Bibo Imports Ltd 

The history of wine-making in Serbia dates back to prehistory. Viticulture was rich during the Roman period. Wine has been part of Serbian culture since the establishment of statehood, especially during the reign of the Nemanjić dynasty (1166–1371), which encouraged and promoted viticulture.

•However, before the Nemanjic Dynasty Emperor Marcus Aurelius Probus (276-282 AD) employed his soldiers in interim periods between wars to perform tasks which were benefitial to local population: swamp drainage, digging canals,  construction of roads and bridges, planting vineyards. In accordance with the decision issued by Emperor Probus to call off a ban imposed by Emperor Domitian on growing grape vine outside the Apennines, we are grateful to Probus nowadays, because he disseminated love for wine and grapes in our regions, which we now enjoy on the slopes of Mt Fruška Gora.

•All Serbian rulers paid great attention to vineyards, thus they outlined today’s wine regions.
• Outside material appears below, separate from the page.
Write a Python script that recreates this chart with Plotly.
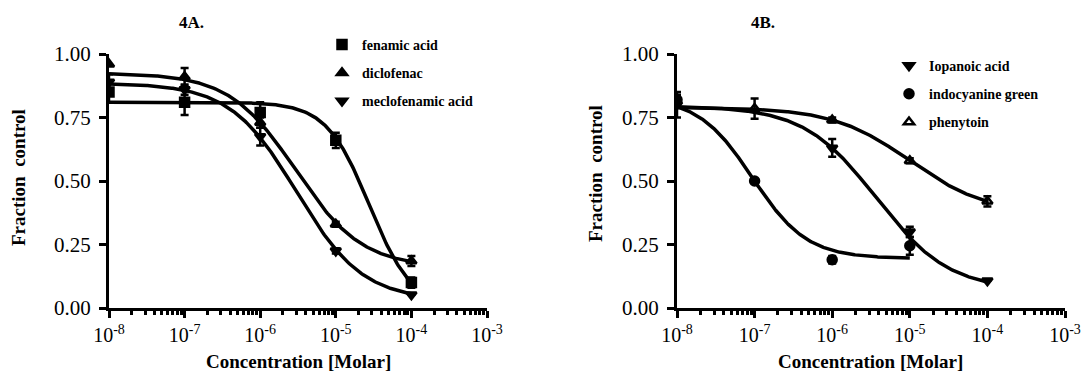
import numpy as np
import plotly.graph_objects as go

# ---------------- data ----------------
conc = [1e-8, 1e-7, 1e-6, 1e-5, 1e-4]

fenamic = [0.85, 0.81, 0.77, 0.66, 0.10]
fenamic_err = [0.04, 0.05, 0.04, 0.03, 0.02]
diclofenac = [0.96, 0.91, 0.73, 0.33, 0.185]
diclofenac_err = [0.0, 0.035, 0.02, 0.01, 0.02]
meclofenamic = [0.89, 0.86, 0.675, 0.225, 0.052]
meclofenamic_err = [0.03, 0.02, 0.035, 0.01, 0.0]

iopanoic = [0.80, None, 0.63, 0.30, 0.107]
iopanoic_err = [0.05, 0.0, 0.035, 0.02, 0.0]
icg = [0.82, 0.50, 0.19, 0.245, None]
icg_err = [0.02, 0.0, 0.015, 0.035, 0.0]
phenytoin = [None, 0.785, 0.74, 0.58, 0.42]
phenytoin_err = [0.0, 0.04, 0.01, 0.01, 0.02]

# fitted sigmoid (4PL) parameters: top, bottom, logEC50, hill, log-x range
fit_fenamic = [0.81, 0.0, -4.556, 1.53, -8, -4]
fit_diclofenac = [0.925, 0.16, -5.53, 0.99, -8, -4]
fit_meclofenamic = [0.885, 0.03, -5.52, 0.99, -8, -4]
fit_iopanoic = [0.795, 0.07, -5.43, 0.93, -8, -4]
fit_icg = [0.83, 0.195, -7.027, 1.24, -8, -5]
fit_phenytoin = [0.79, 0.37, -5.0, 0.87, -8, -4]

xtick_vals = [1e-8, 1e-7, 1e-6, 1e-5, 1e-4, 1e-3]
xtick_text = ["10<sup>-8</sup>", "10<sup>-7</sup>", "10<sup>-6</sup>",
              "10<sup>-5</sup>", "10<sup>-4</sup>", "10<sup>-3</sup>"]
ytick_vals = [0, 0.25, 0.5, 0.75, 1.0]
ytick_text = ["0.00", "0.25", "0.50", "0.75", "1.00"]

# ------------------------------------------------------------
W, H = 1081, 372
FONT = "Times New Roman, Liberation Serif, serif"

minor_vals = [m * 10.0 ** e for e in range(-8, -3) for m in range(2, 10)]


def curve(p):
    top, bot, ec, hill, x0, x1 = p
    lx = np.linspace(x0, x1, 300)
    y = bot + (top - bot) / (1 + 10 ** ((lx - ec) * hill))
    return 10 ** lx, y


fig = go.Figure()


def add_series(name, y, err, fit, symbol, xa, ya, legend, group):
    cx, cy = curve(fit)
    fig.add_trace(go.Scatter(x=cx, y=cy, mode="lines",
                             line=dict(color="black", width=3.5),
                             xaxis=xa, yaxis=ya, showlegend=False,
                             hoverinfo="skip"))
    fig.add_trace(go.Scatter(
        x=conc, y=y, mode="markers", name="<b>" + name + "</b>",
        marker=dict(symbol=symbol, size=9, color="black",
                    line=dict(color="black", width=2.5)),
        error_y=dict(type="data", array=err, visible=True,
                     color="black", thickness=2.5, width=4),
        xaxis=xa, yaxis=ya, legend=legend, legendgroup=group))


add_series("fenamic acid", fenamic, fenamic_err, fit_fenamic,
           "square", "x", "y", "legend", "a1")
add_series("diclofenac", diclofenac, diclofenac_err, fit_diclofenac,
           "triangle-up", "x", "y", "legend", "a2")
add_series("meclofenamic acid", meclofenamic, meclofenamic_err, fit_meclofenamic,
           "triangle-down", "x", "y", "legend", "a3")

add_series("Iopanoic acid", iopanoic, iopanoic_err, fit_iopanoic,
           "triangle-down", "x2", "y2", "legend2", "b1")
add_series("indocyanine green", icg, icg_err, fit_icg,
           "circle", "x2", "y2", "legend2", "b2")
add_series("phenytoin", phenytoin, phenytoin_err, fit_phenytoin,
           "triangle-up-open", "x2", "y2", "legend2", "b3")

ybot = (H - 308) / H
ytop = (H - 54) / H

xcommon = dict(type="log", range=[-8, -3], showgrid=False, zeroline=False,
               showline=True, linecolor="black", linewidth=3,
               ticks="outside", ticklen=7, tickwidth=3, tickcolor="black",
               tickvals=xtick_vals, ticktext=xtick_text,
               tickfont=dict(family=FONT, size=20, color="black"),
               minor=dict(ticks="outside", ticklen=4, tickwidth=2.5,
                          tickcolor="black", showgrid=False,
                          tickvals=minor_vals),
               automargin=False)
ycommon = dict(range=[0, 1.0], showgrid=False, zeroline=False,
               showline=True, linecolor="black", linewidth=3,
               ticks="outside", ticklen=7, tickwidth=3, tickcolor="black",
               tickvals=ytick_vals, ticktext=ytick_text,
               tickfont=dict(family=FONT, size=21, color="black"),
               ticklabelstandoff=4,
               automargin=False)

xa1 = dict(xcommon, domain=[109 / W, 487 / W], anchor="y")
xa2 = dict(xcommon, domain=[677 / W, 1065 / W], anchor="y2")
ya1 = dict(ycommon, domain=[ybot, ytop], anchor="x")
ya2 = dict(ycommon, domain=[ybot, ytop], anchor="x2")

legfont = dict(family=FONT, size=14, color="black")


def ann(text, px, py, size, angle=0):
    return dict(text="<b>" + text + "</b>", x=px / W, y=1 - py / H,
                xref="paper", yref="paper", xanchor="center", yanchor="middle",
                textangle=angle, showarrow=False,
                font=dict(family=FONT, size=size, color="black"))


fig.update_layout(
    width=W, height=H,
    margin=dict(l=0, r=0, t=0, b=0),
    paper_bgcolor="white", plot_bgcolor="white",
    xaxis=xa1, yaxis=ya1, xaxis2=xa2, yaxis2=ya2,
    legend=dict(x=322 / W, y=1 - 29 / H, xanchor="left", yanchor="top",
                font=legfont, bgcolor="rgba(0,0,0,0)", tracegroupgap=7,
                itemsizing="trace"),
    legend2=dict(x=889 / W, y=1 - 50 / H, xanchor="left", yanchor="top",
                 font=legfont, bgcolor="rgba(0,0,0,0)", tracegroupgap=7,
                 itemsizing="trace"),
    annotations=[
        ann("4A.", 191, 23, 17),
        ann("4B.", 763, 23, 17),
        ann("Fraction  control", 18, 178, 19, -90),
        ann("Fraction  control", 595, 174, 19, -90),
        ann("Concentration [Molar]", 298, 361, 19),
        ann("Concentration [Molar]", 870, 361, 19),
    ],
)

# bold tick labels
fig.update_xaxes(tickprefix="<b>", ticksuffix="</b>")
fig.update_yaxes(tickprefix="<b>", ticksuffix="</b>")

fig.write_html("out.html")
In the Charter written by Stephen the First-Crowned (1198-1228), diluting wine with water was strictly forbidden. Later on in the Middle Ages, King Milutin (1282-1321) maintained quality of vineyards in Serbia. There is written record that during the rule of Emperor Dušan the Great (1331-1355) wine was transported by a 25Km long “wine pipeline” to cellars in Svrčin and Ribnik. Emperor Dušan also made the first laws which introduced for the first time the notion of protected geographical indication and wine quality. The Law lists a number of wine-making places, such as Imperial Winery and Gornja and Donja Hoča. Despot Đurđe Branković (1427-1456) made great contribution to development of vineyards in Smederevo region, while prince Lazar (1385-1389) gets the credit for creating a vine growing region in Župa.
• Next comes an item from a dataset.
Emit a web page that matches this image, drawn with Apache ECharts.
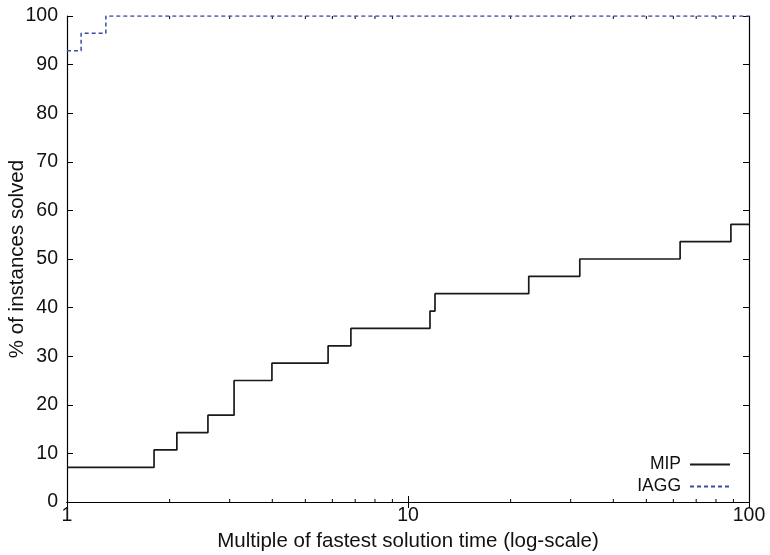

•After the year 1389, Serbian population fled northwards in order to escape the Turkish rule. Serbian people, clergy, monks and some nobility settled down in Srem region and founded their monasteries, estates and vineyards. They also brought their rich experience in growing grape vine and wine production. Owing to them, vinegrowing started flourishing to the north of the Danube and the Sava rivers – wine regions of Banat and Srem. Their credits are also the change of grape varieties which were grown. For example, instead of formerly grown white grape varieties in Fruška Gora, Serbian population from the south brought the culture of growing red grape varieties, which prevailed soon afterwards.

•The first Serbian wine encyclopaedia originates from 18th century, i.e. 1783. It  was written by Zaharije Orfelin and published in Vienna under the title “The Experienced Cellar Keeper”. The book was a compilation of everything that was known at that time about production of Fruška Gora wines, as well as French, Italian and German wines. In the section of “herbal wines”, Orfelin described the production method of the famous bermet from Sremski Karlovci.
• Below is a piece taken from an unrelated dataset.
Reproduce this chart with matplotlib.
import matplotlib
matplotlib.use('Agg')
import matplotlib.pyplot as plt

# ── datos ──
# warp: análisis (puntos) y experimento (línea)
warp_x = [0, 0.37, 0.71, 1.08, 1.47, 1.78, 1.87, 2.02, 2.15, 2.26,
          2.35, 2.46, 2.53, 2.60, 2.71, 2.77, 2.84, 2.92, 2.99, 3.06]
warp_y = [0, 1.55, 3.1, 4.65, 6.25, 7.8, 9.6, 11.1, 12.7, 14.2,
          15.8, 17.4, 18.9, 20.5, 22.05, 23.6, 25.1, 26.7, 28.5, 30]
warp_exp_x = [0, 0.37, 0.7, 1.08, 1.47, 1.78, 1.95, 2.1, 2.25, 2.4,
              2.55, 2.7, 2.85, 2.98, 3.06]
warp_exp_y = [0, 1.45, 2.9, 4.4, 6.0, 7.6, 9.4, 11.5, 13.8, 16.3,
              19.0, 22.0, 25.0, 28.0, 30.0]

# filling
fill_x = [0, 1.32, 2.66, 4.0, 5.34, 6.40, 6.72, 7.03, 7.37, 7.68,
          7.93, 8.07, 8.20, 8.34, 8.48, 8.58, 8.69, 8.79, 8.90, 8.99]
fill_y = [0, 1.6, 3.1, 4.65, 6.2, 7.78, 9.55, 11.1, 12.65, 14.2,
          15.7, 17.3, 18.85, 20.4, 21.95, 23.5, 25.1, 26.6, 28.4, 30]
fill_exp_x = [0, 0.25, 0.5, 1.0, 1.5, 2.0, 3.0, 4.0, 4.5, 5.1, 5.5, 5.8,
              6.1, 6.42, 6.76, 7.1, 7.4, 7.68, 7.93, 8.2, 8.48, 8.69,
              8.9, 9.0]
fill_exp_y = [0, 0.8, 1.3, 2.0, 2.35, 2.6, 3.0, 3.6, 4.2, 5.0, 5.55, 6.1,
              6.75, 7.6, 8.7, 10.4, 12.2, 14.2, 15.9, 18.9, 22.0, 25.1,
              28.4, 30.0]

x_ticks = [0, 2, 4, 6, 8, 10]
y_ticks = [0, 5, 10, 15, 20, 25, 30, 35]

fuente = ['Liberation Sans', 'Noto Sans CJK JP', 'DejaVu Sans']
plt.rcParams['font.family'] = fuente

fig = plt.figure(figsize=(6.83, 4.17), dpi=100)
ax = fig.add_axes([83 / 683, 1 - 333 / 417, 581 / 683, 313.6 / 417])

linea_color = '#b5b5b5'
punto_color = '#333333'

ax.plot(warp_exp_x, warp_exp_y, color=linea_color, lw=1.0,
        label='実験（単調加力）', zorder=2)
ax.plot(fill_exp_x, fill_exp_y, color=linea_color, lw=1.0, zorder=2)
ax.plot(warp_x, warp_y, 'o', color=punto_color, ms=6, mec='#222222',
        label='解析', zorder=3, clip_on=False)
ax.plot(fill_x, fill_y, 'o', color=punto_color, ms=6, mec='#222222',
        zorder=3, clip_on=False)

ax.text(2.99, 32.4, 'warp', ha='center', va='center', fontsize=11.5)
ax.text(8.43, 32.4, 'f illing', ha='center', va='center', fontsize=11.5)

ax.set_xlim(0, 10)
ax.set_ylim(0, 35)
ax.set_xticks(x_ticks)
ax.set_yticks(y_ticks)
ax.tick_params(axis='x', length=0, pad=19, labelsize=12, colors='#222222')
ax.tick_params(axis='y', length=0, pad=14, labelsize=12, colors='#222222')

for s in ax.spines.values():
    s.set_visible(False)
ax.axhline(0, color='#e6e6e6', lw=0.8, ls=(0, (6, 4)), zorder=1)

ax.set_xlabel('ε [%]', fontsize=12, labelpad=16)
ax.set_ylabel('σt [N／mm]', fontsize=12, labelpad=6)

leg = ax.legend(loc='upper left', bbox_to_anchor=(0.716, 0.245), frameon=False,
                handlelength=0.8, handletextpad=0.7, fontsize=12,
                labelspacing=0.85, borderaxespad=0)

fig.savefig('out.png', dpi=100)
•After the liberation from the Turks the country intensified development of viticulture, which became one of the most important industries. In the 19th century, when phylloxera devastated vineyards across Europe, Serbia exported wine to France and Switzerland.

•After World War II, Yugoslavia was among the ten largest wine producers in the world, and at the end of the last century, there were more than 100,000 hectares under vine in Serbia.  Today, although the vineyards are on a much smaller area, there were twenty times more wine producers and around 800 wine brands.